Finding a New Midwestern History
edited by jon k. lauck, gleaves whitney, and joseph hogan
nebraska, 365 pages, $55.00
In the first week of February 1994—twenty-five years ago, almost to the day—I flew from California to Chicago and took a limo to the western suburb of Wheaton for a job interview. Wendy and I were then in our mid-forties, and except for a couple of brief forays (three months or so in Georgia, a little less than a year in Oklahoma), we’d lived in California for our entire lives. For the last couple of decades, we had been in Pasadena. Although my grandmother, who had helped to raise me and my younger brother, grew up in Illinois, I had never even set foot in the Midwest until that day in February.
A few months later (I’d taken the job), we were living in Wheaton with three of our four children, and we’ve been here ever since (the kids are now far-flung). We’ve spent time in big cities and small towns (many of them struggling just to survive). We’ve cruised on interstate highways and wandered on back roads, visited churches and museums and art galleries and bookstores, bird-watched in protected wetlands, all the while slowly gaining some sense of the immense variety and distinctive character of this region.
Even when we’d only been Midwesterners for a few months, I began to notice—in a way I never had in California—the way the Midwest was described, referred to, dismissed, or (more often than not) simply ignored in books and articles I was reading, in the “national media,” and in conversation. Certain tropes were repeated ad nauseam (I’m sure I don’t have to rehearse them for you), and now and then, to make matters worse, some defender of “the heartland” and its simple virtues would rise up, giving us a smarmy set of positive clichés to counter the negative ones.

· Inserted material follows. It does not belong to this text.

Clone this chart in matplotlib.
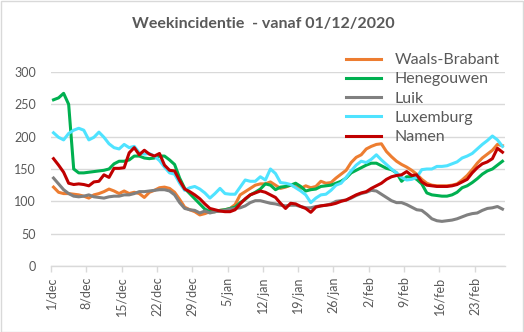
import matplotlib
matplotlib.use("Agg")
import matplotlib.pyplot as plt
from matplotlib.patches import Rectangle
import numpy as np

# ---- data (daily values from 1 Dec 2020 to 28 Feb 2021) ----
series_names = ["Waals-Brabant", "Henegouwen", "Luik", "Luxemburg", "Namen"]

waals_brabant = [122, 114, 112, 112, 111, 110, 108, 105, 110, 112,
                 115, 119, 116, 112, 116, 112, 114, 112, 106, 114,
                 117, 121, 122, 120, 114, 103, 91, 87, 84, 79,
                 81, 84, 84, 86, 87, 89, 95, 110, 115, 120,
                 125, 127, 127, 130, 125, 120, 122, 125, 123, 120,
                 124, 121, 123, 131, 128, 129, 136, 142, 148, 160,
                 168, 172, 181, 185, 188, 189, 177, 169, 162, 157,
                 153, 148, 142, 134, 128, 125, 124, 124, 124, 125,
                 127, 133, 140, 149, 159, 167, 173, 179, 188, 186]

henegouwen = [257, 260, 267, 250, 150, 144, 144, 145, 146, 147,
              148, 150, 158, 162, 162, 164, 170, 170, 167, 166,
              167, 170, 170, 164, 157, 136, 120, 112, 104, 96,
              88, 84, 84, 86, 87, 89, 91, 98, 103, 110,
              114, 119, 127, 125, 118, 122, 123, 125, 128, 123,
              116, 118, 119, 123, 124, 125, 128, 131, 136, 144,
              148, 152, 156, 159, 159, 155, 151, 149, 144, 131,
              138, 138, 134, 127, 113, 110, 109, 108, 108, 110,
              114, 121, 124, 129, 135, 142, 147, 150, 156, 162]

luik = [136, 127, 118, 112, 108, 107, 108, 110, 107, 106,
        105, 107, 108, 108, 110, 110, 112, 115, 115, 116,
        117, 118, 118, 116, 110, 98, 89, 87, 86, 82,
        85, 82, 84, 85, 86, 88, 89, 90, 93, 98,
        101, 101, 99, 97, 96, 94, 93, 94, 94, 92,
        90, 90, 92, 93, 94, 96, 100, 101, 102, 105,
        109, 112, 114, 117, 116, 111, 106, 101, 98, 98,
        95, 91, 87, 86, 80, 73, 70, 69, 70, 71,
        73, 76, 79, 81, 82, 86, 89, 90, 92, 88]

luxemburg = [206, 199, 195, 205, 210, 213, 210, 195, 199, 207,
             199, 189, 183, 181, 188, 183, 185, 175, 173, 174,
             170, 163, 153, 144, 142, 128, 117, 121, 123, 119,
             113, 105, 112, 120, 112, 111, 111, 122, 133, 131,
             131, 138, 133, 150, 143, 129, 128, 126, 121, 116,
             110, 98, 105, 110, 111, 117, 125, 128, 137, 147,
             156, 162, 160, 165, 172, 164, 157, 150, 144, 137,
             133, 134, 137, 149, 150, 150, 154, 154, 155, 158,
             161, 167, 170, 174, 181, 188, 194, 201, 195, 185]

namen = [166, 156, 145, 128, 126, 127, 126, 124, 130, 131,
         141, 137, 151, 151, 152, 175, 183, 172, 179, 173,
         170, 174, 156, 148, 147, 132, 119, 115, 110, 104,
         96, 89, 87, 85, 84, 84, 87, 96, 104, 110,
         113, 116, 114, 110, 106, 97, 89, 97, 96, 92,
         89, 83, 91, 93, 94, 95, 97, 100, 102, 106,
         110, 113, 115, 120, 124, 128, 134, 138, 140, 141,
         146, 140, 141, 130, 125, 124, 123, 123, 123, 124,
         126, 130, 134, 144, 152, 158, 161, 166, 182, 176]

tick_labels = ["1/dec", "8/dec", "15/dec", "22/dec", "29/dec", "5/jan", "12/jan",
               "19/jan", "26/jan", "2/feb", "9/feb", "16/feb", "23/feb"]
y_ticks = [0, 50, 100, 150, 200, 250, 300]

colors = ["#ED7D31", "#00B050", "#808080", "#4FE3FF", "#C00000"]
all_series = [waals_brabant, henegouwen, luik, luxemburg, namen]

# ---- figure ----
W, H = 524, 332
fig = plt.figure(figsize=(W / 100, H / 100), dpi=100)
fig.patches.append(Rectangle((0.5 / W, 0.5 / H), 1 - 1.5 / W, 1 - 1.5 / H,
                             transform=fig.transFigure, fill=False,
                             edgecolor="#D9D9D9", linewidth=1.0))

left, right, top, bottom = 51, 505, 72, 266
ax = fig.add_axes([left / W, 1 - bottom / H, (right - left) / W, (bottom - top) / H])

days = np.arange(len(waals_brabant)) + 0.5
for name, vals, c in zip(series_names, all_series, colors):
    ax.plot(days, vals, color=c, linewidth=2.2, label=name, solid_joinstyle="round")

ax.set_xlim(0, 90)
ax.set_ylim(0, 300)
ax.set_yticks(y_ticks)
ax.set_yticklabels([str(v) for v in y_ticks])
ax.set_xticks(np.arange(0, 85, 7))
ax.set_xticklabels(tick_labels, rotation=90)

for s in ["top", "right", "left"]:
    ax.spines[s].set_visible(False)
ax.spines["bottom"].set_color("#D9D9D9")
ax.spines["bottom"].set_linewidth(1.0)
ax.yaxis.grid(True, color="#D9D9D9", linewidth=1.0)
ax.set_axisbelow(True)

font = "Lato"
ax.tick_params(axis="y", length=0, pad=11, labelsize=9, labelcolor="#595959")
ax.tick_params(axis="x", length=4, width=1, color="#D9D9D9", direction="out",
               pad=3.5, labelsize=9, labelcolor="#595959")
for lab in ax.get_xticklabels() + ax.get_yticklabels():
    lab.set_fontfamily(font)

fig.text(263 / W, 1 - 24 / H, "Weekincidentie  - vanaf 01/12/2020", ha="center", va="center",
         fontsize=11.5, fontweight="bold", color="#595959", fontfamily=font)

leg = ax.legend(loc="upper left", bbox_to_anchor=(346 / W, 1 - 53 / H),
                bbox_transform=fig.transFigure, frameon=False, borderaxespad=0,
                borderpad=0, handlelength=2.2, handletextpad=0.85, labelspacing=0.32,
                prop={"family": font, "size": 11.5})
for t in leg.get_texts():
    t.set_color("#595959")

fig.savefig("out.png", dpi=100)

That toxic mix of neglect, dismissive condescension, and compensatory boosterism has prevailed for much of the time we’ve lived here. Of course there have been plenty of exceptions—good essays, histories, contemporary chronicles, novels, and films that illuminate aspects of the Midwest—but not at all in proportion to the richness of the subject. Hence I’m very happy to report that there are some hopeful signs of change: the fresh list from Belt Publishing, for instance (one of the most admirable newish ventures on the publishing scene); Joseph Bottum’s initiatives at Dakota State (including an ambitious series of public lectures); and the determination of scholar Jon K. Lauck, author of The Lost Region: Toward a Revival of Midwestern History, to convene conferences, spur publications, and tirelessly beat the drum—not for any single master account but for sustained attention from many different viewpoints.

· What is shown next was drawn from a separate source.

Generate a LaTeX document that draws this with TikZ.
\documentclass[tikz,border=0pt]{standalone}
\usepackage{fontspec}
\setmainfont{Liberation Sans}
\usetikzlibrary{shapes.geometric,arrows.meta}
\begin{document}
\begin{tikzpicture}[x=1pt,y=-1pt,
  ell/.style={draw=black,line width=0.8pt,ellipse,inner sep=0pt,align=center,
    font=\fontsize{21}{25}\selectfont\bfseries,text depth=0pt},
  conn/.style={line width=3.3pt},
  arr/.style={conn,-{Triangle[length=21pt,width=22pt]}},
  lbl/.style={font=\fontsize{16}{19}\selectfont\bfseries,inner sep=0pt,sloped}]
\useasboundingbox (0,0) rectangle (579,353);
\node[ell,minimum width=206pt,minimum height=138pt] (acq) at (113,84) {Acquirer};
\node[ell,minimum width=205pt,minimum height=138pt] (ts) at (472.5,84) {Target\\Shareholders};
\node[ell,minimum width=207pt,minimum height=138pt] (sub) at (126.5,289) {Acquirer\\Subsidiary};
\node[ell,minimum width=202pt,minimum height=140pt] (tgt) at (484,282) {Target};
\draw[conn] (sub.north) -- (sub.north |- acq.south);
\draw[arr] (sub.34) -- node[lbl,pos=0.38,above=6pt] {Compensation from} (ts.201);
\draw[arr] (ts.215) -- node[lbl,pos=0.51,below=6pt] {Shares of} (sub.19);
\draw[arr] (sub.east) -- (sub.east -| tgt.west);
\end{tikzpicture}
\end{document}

A case in point is Finding a New Midwestern History, edited by Lauck, Gleaves Whitney, and Joseph Hogan. This collection includes twenty-one essays in six thematic sections that cover a wide range, from Michael C. Steiner’s leadoff piece, “The Birth of the Midwest and the Rise of Regional Theory,” to Susan E. Gray’s “Native Americans and Midwestern History,” from John E. Miller’s “Midwestern Small Towns” to Pamela Riney-Kehrberg’s “Growing Up Midwestern.” The result isn’t comprehensive (even ten such volumes couldn’t claim to be), but the menu is richly varied.
One of the first essays I read was Jon Butler on “The Midwest’s Spiritual Landscapes.” Butler, a superb historian, is in breezy mode here, but I hope that even now some younger scholar, struck by one of Butler’s passing observations (maybe his comment that “the Midwest has proven to be as religiously creative as any American region”), is pursuing one thread of this story.
There is no single “Midwest,” of course, but projects such as this, and the books Belt is publishing (I’m particularly looking forward to one in progress by Phil Christman), offer a much-needed alternative to disdain and cheerleading alike.
John Wilson is a contributing editor for The Englewood Review of Books.